Restate word for word the lines of the data below, from the first through the one that has "color=line_color, lw=3.6, solid_joinstyle='miter')".
** begin Dataset section **
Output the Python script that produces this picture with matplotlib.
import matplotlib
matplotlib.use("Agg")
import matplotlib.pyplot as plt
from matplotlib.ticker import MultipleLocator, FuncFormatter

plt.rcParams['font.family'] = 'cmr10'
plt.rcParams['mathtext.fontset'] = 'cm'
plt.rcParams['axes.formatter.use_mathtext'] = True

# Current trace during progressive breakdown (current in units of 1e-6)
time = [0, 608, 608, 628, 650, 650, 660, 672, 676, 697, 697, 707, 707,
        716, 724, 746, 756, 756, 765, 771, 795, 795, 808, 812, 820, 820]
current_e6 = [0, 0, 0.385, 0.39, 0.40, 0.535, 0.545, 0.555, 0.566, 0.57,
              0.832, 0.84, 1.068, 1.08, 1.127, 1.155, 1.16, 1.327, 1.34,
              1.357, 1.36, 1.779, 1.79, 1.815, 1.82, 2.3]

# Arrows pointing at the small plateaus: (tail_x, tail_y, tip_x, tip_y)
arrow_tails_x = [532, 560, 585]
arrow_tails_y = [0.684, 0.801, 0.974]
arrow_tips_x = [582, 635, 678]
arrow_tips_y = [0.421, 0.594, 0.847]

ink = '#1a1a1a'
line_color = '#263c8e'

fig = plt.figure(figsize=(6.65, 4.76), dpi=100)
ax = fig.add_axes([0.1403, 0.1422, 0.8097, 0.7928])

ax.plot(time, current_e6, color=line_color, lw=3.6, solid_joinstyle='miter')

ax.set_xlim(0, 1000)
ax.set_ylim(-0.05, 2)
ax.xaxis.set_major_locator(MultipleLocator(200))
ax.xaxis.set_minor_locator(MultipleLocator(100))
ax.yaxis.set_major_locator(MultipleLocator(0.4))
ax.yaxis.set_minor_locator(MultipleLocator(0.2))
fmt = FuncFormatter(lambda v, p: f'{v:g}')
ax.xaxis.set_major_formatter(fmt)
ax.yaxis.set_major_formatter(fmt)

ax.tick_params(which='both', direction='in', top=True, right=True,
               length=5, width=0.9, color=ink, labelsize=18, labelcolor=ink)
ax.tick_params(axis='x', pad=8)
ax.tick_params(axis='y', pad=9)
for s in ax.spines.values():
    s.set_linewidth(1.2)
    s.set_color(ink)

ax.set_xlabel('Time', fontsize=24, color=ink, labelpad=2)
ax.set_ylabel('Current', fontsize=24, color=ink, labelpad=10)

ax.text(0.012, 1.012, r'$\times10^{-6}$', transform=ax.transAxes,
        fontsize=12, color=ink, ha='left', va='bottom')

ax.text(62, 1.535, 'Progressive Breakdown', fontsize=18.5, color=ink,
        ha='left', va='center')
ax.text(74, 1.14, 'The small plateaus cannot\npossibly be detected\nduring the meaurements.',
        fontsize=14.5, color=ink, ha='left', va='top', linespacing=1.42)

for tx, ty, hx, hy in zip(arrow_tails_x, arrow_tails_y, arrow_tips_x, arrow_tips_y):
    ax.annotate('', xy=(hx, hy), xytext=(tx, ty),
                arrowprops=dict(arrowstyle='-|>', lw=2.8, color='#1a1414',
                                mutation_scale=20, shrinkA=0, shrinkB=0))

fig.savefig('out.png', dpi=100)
** end Dataset section **
[Right answer]
Output the Python script that produces this picture with matplotlib.
import matplotlib
matplotlib.use("Agg")
import matplotlib.pyplot as plt
from matplotlib.ticker import MultipleLocator, FuncFormatter

plt.rcParams['font.family'] = 'cmr10'
plt.rcParams['mathtext.fontset'] = 'cm'
plt.rcParams['axes.formatter.use_mathtext'] = True

# Current trace during progressive breakdown (current in units of 1e-6)
time = [0, 608, 608, 628, 650, 650, 660, 672, 676, 697, 697, 707, 707,
        716, 724, 746, 756, 756, 765, 771, 795, 795, 808, 812, 820, 820]
current_e6 = [0, 0, 0.385, 0.39, 0.40, 0.535, 0.545, 0.555, 0.566, 0.57,
              0.832, 0.84, 1.068, 1.08, 1.127, 1.155, 1.16, 1.327, 1.34,
              1.357, 1.36, 1.779, 1.79, 1.815, 1.82, 2.3]

# Arrows pointing at the small plateaus: (tail_x, tail_y, tip_x, tip_y)
arrow_tails_x = [532, 560, 585]
arrow_tails_y = [0.684, 0.801, 0.974]
arrow_tips_x = [582, 635, 678]
arrow_tips_y = [0.421, 0.594, 0.847]

ink = '#1a1a1a'
line_color = '#263c8e'

fig = plt.figure(figsize=(6.65, 4.76), dpi=100)
ax = fig.add_axes([0.1403, 0.1422, 0.8097, 0.7928])

ax.plot(time, current_e6, color=line_color, lw=3.6, solid_joinstyle='miter')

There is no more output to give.